• Wed
  • Sep 3, 2014
  • Updated: 12:03pm

How to ensure a voice for business

PUBLISHED : Sunday, 28 December, 2003, 12:00am
UPDATED : Sunday, 28 December, 2003, 12:00am

Is Jake van der Kamp ('Try selling this suffrage deal in New York', December 23) the only person to comment on Wharf chairman Peter Woo Kwong-ching's preposterous suggestion that a quarter of the seats in the Legislative Council be reserved for the business community?


The mind boggles at what a sophisticated audience of North Americans or Western Europeans would think if Mr Woo even hinted at such an antediluvian notion at a talk on one of his overseas trips for the Trade Development Council.


I suppose that it is asking too much to suggest that even Mr Woo can see what the solution is if he wants business to be represented in a democratically elected Legco. He must form a political party and its members must stand for election. He could even try ensuring that members of the Liberal Party stand for election in the business interest. After all, the Republicans in the US and the Conservatives in the UK (when they were a force to be reckoned with) could both be said to represent business interests, to say nothing of Premier Silvio Berlusconi's party in Italy.


There is therefore nothing unusual in business being represented in a democratically elected legislature.
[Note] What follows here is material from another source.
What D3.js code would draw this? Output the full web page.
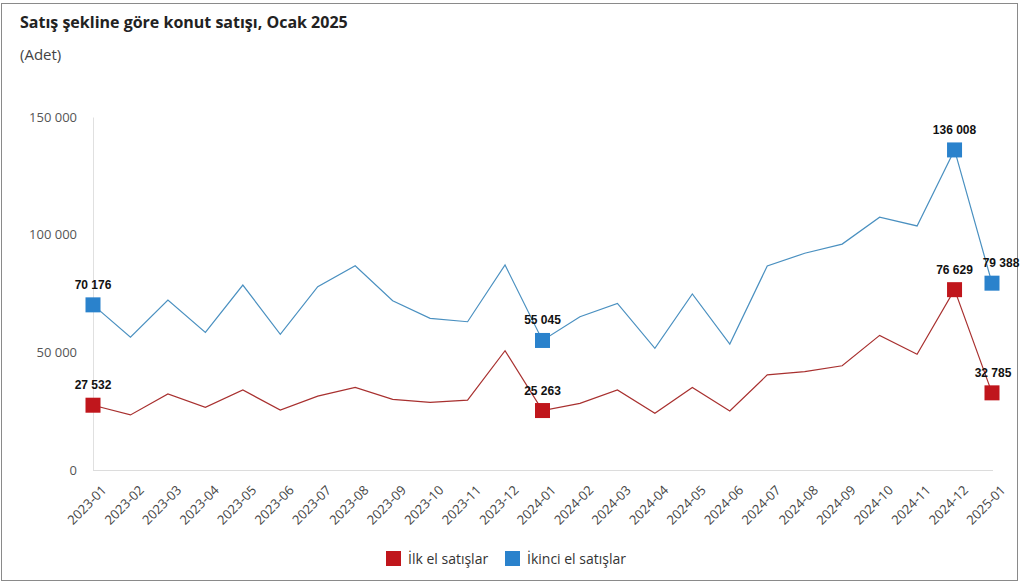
<!DOCTYPE html>
<html>
<head>
<meta charset="utf-8">
<script src="https://cdn.jsdelivr.net/npm/d3@7"></script>
<style>
  html, body { margin: 0; padding: 0; background: #fff; }
  svg { display: block; }
</style>
</head>
<body>
<svg id="chart" width="1020" height="583"></svg>
<script>
// Monthly housing sales by type of sale
const months = [
  "2023-01","2023-02","2023-03","2023-04","2023-05","2023-06","2023-07","2023-08",
  "2023-09","2023-10","2023-11","2023-12","2024-01","2024-02","2024-03","2024-04",
  "2024-05","2024-06","2024-07","2024-08","2024-09","2024-10","2024-11","2024-12","2025-01"
];
const firstHand = [
  27532, 23400, 32300, 26600, 34000, 25500, 31400, 35100, 30000, 28750, 29700, 50700,
  25263, 28300, 34000, 24100, 35100, 25100, 40400, 41800, 44300, 57200, 49200, 76629, 32785
];
const secondHand = [
  70176, 56400, 72200, 58500, 78600, 57650, 77900, 86800, 71950, 64450, 63000, 87100,
  55045, 65150, 70800, 51700, 74800, 53500, 86700, 92100, 96000, 107400, 103700, 136008, 79388
];
const yTicks = [0, 50000, 100000, 150000];
const labelledMonths = ["2023-01", "2024-01", "2024-12", "2025-01"];
const seriesNames = ["İlk el satışlar", "İkinci el satışlar"];

const series = [
  { name: seriesNames[0], values: firstHand, line: "#a8302f", fill: "#c0161c", lastShift: 1 },
  { name: seriesNames[1], values: secondHand, line: "#4a90c0", fill: "#2a82cc", lastShift: 9 }
];

const svg = d3.select("#chart");
const W = 1020, H = 583;
const plot = { left: 93, right: 992, top: 117, bottom: 470 };

const fmt = v => d3.format(",")(v).replace(/,/g, " ");

// frame
svg.append("rect")
  .attr("x", 1.5).attr("y", 3.5).attr("width", W - 4).attr("height", H - 6)
  .attr("fill", "#fff").attr("stroke", "#8a8a8a").attr("stroke-width", 1);

// titles
svg.append("text")
  .attr("x", 20).attr("y", 28)
  .attr("font-family", "'Open Sans', 'Noto Sans', sans-serif")
  .attr("font-size", 16).attr("font-weight", 700).attr("fill", "#222")
  .text("Satış şekline göre konut satışı, Ocak 2025");
svg.append("text")
  .attr("x", 20).attr("y", 60)
  .attr("font-family", "'Open Sans', 'Noto Sans', sans-serif")
  .attr("font-size", 15).attr("fill", "#444")
  .text("(Adet)");

const x = d3.scalePoint().domain(months).range([plot.left, plot.right]);
const y = d3.scaleLinear().domain([0, 150000]).range([plot.bottom, plot.top]);

// y axis
const yAxis = svg.append("g")
  .attr("transform", `translate(${plot.left},0)`)
  .call(d3.axisLeft(y).tickValues(yTicks).tickFormat(fmt).tickSize(0).tickPadding(16));
yAxis.select(".domain").attr("stroke", "#e0e0e0");
yAxis.selectAll("text")
  .attr("font-family", "'Open Sans', 'Noto Sans', sans-serif")
  .attr("font-size", 13).attr("fill", "#555");

// x axis
const xAxis = svg.append("g")
  .attr("transform", `translate(0,${plot.bottom})`)
  .call(d3.axisBottom(x).tickSize(0).tickPadding(8));
xAxis.select(".domain").attr("stroke", "#dcdcdc").attr("d", `M${plot.left},0.5H${plot.right + 1}`);
xAxis.selectAll("text")
  .attr("font-family", "'Open Sans', 'Noto Sans', sans-serif")
  .attr("font-size", 13).attr("fill", "#444")
  .attr("text-anchor", "end")
  .attr("dy", "0.35em")
  .attr("transform", "translate(5,12) rotate(-45)");

// lines
const line = d3.line().x((d, i) => x(months[i])).y(d => y(d));
series.forEach(s => {
  svg.append("path")
    .datum(s.values)
    .attr("fill", "none")
    .attr("stroke", s.line)
    .attr("stroke-width", 1.2)
    .attr("stroke-linejoin", "miter")
    .attr("d", line);
});

// markers and value labels
const m = 15;
series.forEach(s => {
  const pts = labelledMonths.map(mo => ({ mo, v: s.values[months.indexOf(mo)] }));
  svg.append("g").selectAll("rect").data(pts).join("rect")
    .attr("x", d => x(d.mo) - m / 2).attr("y", d => y(d.v) - m / 2)
    .attr("width", m).attr("height", m)
    .attr("fill", s.fill);
  svg.append("g").selectAll("text").data(pts).join("text")
    .attr("x", d => x(d.mo) + (d.mo === "2025-01" ? s.lastShift : 0))
    .attr("y", d => y(d.v) - 16)
    .attr("text-anchor", "middle")
    .attr("font-family", "'Liberation Sans', Arial, sans-serif")
    .attr("font-size", 12).attr("font-weight", 700).attr("fill", "#111")
    .text(d => fmt(d.v));
});

// legend
const legend = svg.append("g").attr("transform", "translate(386,551)");
const legendItems = [
  { s: series[0], dx: 0 },
  { s: series[1], dx: 119 }
];
legendItems.forEach(({ s, dx }) => {
  const g = legend.append("g").attr("transform", `translate(${dx},0)`);
  g.append("rect").attr("width", 15).attr("height", 15).attr("fill", s.fill);
  g.append("text")
    .attr("x", 22).attr("y", 12.5)
    .attr("font-family", "'Open Sans', 'Noto Sans', sans-serif")
    .attr("font-size", 14).attr("fill", "#333")
    .text(s.name);
});
</script>
</body>
</html>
Indeed, it is desirable.


Does Mr Woo have so little confidence in the ability of our businessmen to win any popular election that he feels the need to 'protect' them through the appointments system?


Incidentally, it is interesting that Hopewell Holdings chairman Sir Gordon Wu Ying-sheung and Hutchison Whampoa chairman Li Ka-shing have both spoken out in favour of democracy.